Wafer Sheet Production

Wafer batter is principally flour. Eggs and fat may be added principally as release agents. There is little or no shortening effect by fats but the surface of wafers is smoother when fats are present in the formulation. Excessively high levels of fat give swirling patterns on the surface of the wafers. Without fats there would be a strong tendency for wafers to stick on the plates. Eggs are a source of both fat and emulsifier (lecithin) but some feel that they also impart a better quality to the wafer and improve shelf life. Certain fats are better than others for incorporation at the time of mixing and, for convenience, liquid vegetable oils are favoured, for example, ground nut oil, cotton seed oil or sunflower seed oil. Lecithin is a useful addition.

It is probable that soya flour is not the best means of adding fat and lecithin.

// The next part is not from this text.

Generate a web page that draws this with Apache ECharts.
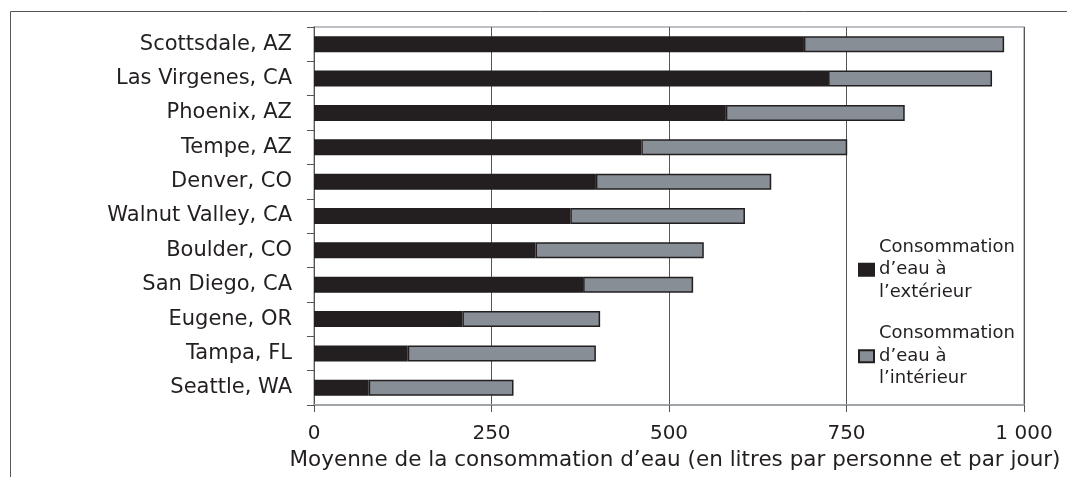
<!DOCTYPE html>
<html>
<head>
<meta charset="utf-8">
<script src="https://cdn.jsdelivr.net/npm/echarts@6/dist/echarts.min.js"></script>
<style>
html,body{margin:0;padding:0;background:#fff;}
#chart{width:1067px;height:477px;}
</style>
</head>
<body>
<div id="chart"></div>
<script>
const categories = ["Scottsdale, AZ","Las Virgenes, CA","Phoenix, AZ","Tempe, AZ","Denver, CO","Walnut Valley, CA","Boulder, CO","San Diego, CA","Eugene, OR","Tampa, FL","Seattle, WA"];
const outdoor = [690, 724, 580, 461, 397, 361, 312, 379, 209, 132, 77];
const indoor  = [282, 231, 252, 290, 247, 246, 237, 155, 194, 265, 204];
const xTicks = [0, 250, 500, 750, 1000];
const seriesNames = ["Consommation\nd\u2019eau à\nl\u2019extérieur", "Consommation\nd\u2019eau à\nl\u2019intérieur"];
const xAxisName = "Moyenne de la consommation d\u2019eau (en litres par personne et par jour)";

const chart = echarts.init(document.getElementById('chart'), null, {renderer:'canvas'});
const font = 'DejaVu Sans, Verdana, sans-serif';
chart.setOption({
  backgroundColor: '#fff',
  animation: false,
  textStyle: {fontFamily: font},
  graphic: [{
    type: 'rect', left: 8, top: 9, silent: true,
    shape: {x: 0, y: 0, width: 1200, height: 600},
    style: {fill: 'none', stroke: '#555', lineWidth: 1}
  }],
  grid: {left: 314, right: 43, top: 27, bottom: 72, show: true, borderColor: '#a6abb0', borderWidth: 1.5, containLabel: false},
  legend: {
    orient: 'vertical', left: 853, top: 231,
    itemWidth: 15, itemHeight: 12, itemGap: 19,
    icon: 'rect',
    textStyle: {fontFamily: font, fontSize: 18, color: '#231f20', lineHeight: 22.5},
    data: seriesNames
  },
  xAxis: {
    type: 'value', min: xTicks[0], max: xTicks[xTicks.length-1], interval: 250,
    axisLine: {show: true, lineStyle: {color: '#a0a5aa', width: 2}},
    axisTick: {show: true, length: 7, lineStyle: {color: '#555'}},
    splitLine: {show: true, lineStyle: {color: '#555', width: 1}},
    axisLabel: {fontFamily: font, fontSize: 20, color: '#231f20', margin: 19,
      formatter: v => v >= 1000 ? String(v).replace(/(\d)(?=(\d{3})+$)/g, '$1 ') : String(v)},
    name: xAxisName, nameLocation: 'middle', nameGap: 44,
    nameTextStyle: {fontFamily: font, fontSize: 21.5, color: '#231f20', padding: [0,0,0,12]}
  },
  yAxis: {
    type: 'category', data: categories, inverse: true,
    axisLine: {show: true, lineStyle: {color: '#555', width: 1}},
    axisTick: {show: true, length: 7, lineStyle: {color: '#555'}},
    axisLabel: {fontFamily: font, fontSize: 21, color: '#231f20', margin: 22}
  },
  series: [
    {name: seriesNames[0], type: 'bar', stack: 'w', data: outdoor, barWidth: 16,
     itemStyle: {color: '#231f20', borderColor: '#231f20', borderWidth: 1.5}},
    {name: seriesNames[1], type: 'bar', stack: 'w', data: indoor, barWidth: 16,
     itemStyle: {color: '#878e95', borderColor: '#231f20', borderWidth: 1.5}}
  ]
});
</script>
</body>
</html>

Sugar and milk powder may be added in small quantities to improve quality.

Salt is added as a flavour enhancer and the level is usually around 0.25 per 100 units of flour.

Aeration of the batter is most important in wafer manufacture. Although bubbles of air are included during batter mixing most of these float out of the batter before it is deposited onto the plates. If the conditions are such that insufficient time is allowed for the bubbles to leave the batter it could be that the density of the batter changes during use and this will affect the baked sheet weights. Chemical aeration is usually achieved with sodium bicarbonate or ammonium bicarbonate or a mixture of the two. Ammonium bicarbonate is particularly effective.

The use of yeast as a method of aeration is steeped in tradition. It is most unlikely that any flavour or textural benefits are contributed to the wafer sheet, but yeast cells probably do form the nuclei for water vapour production which is important for the formation of a good wafer texture. Batter standing times and suitable temperatures to allow multiplication of the yeast are not usually very practical in modern mixing and batter handling systems. Yeast is now rarely used in batter recipes.

Water is added to produce a convenient consistency. As the quantity of water is roughly 150% of the flour weight it is obviously of utmost importance for the successful production of uniform batter that close attention is paid to the flour metering. Changes of flour properties which affect water absorption are normally small compared with errors in flour weighing.

Colours are commonly added to wafer batter.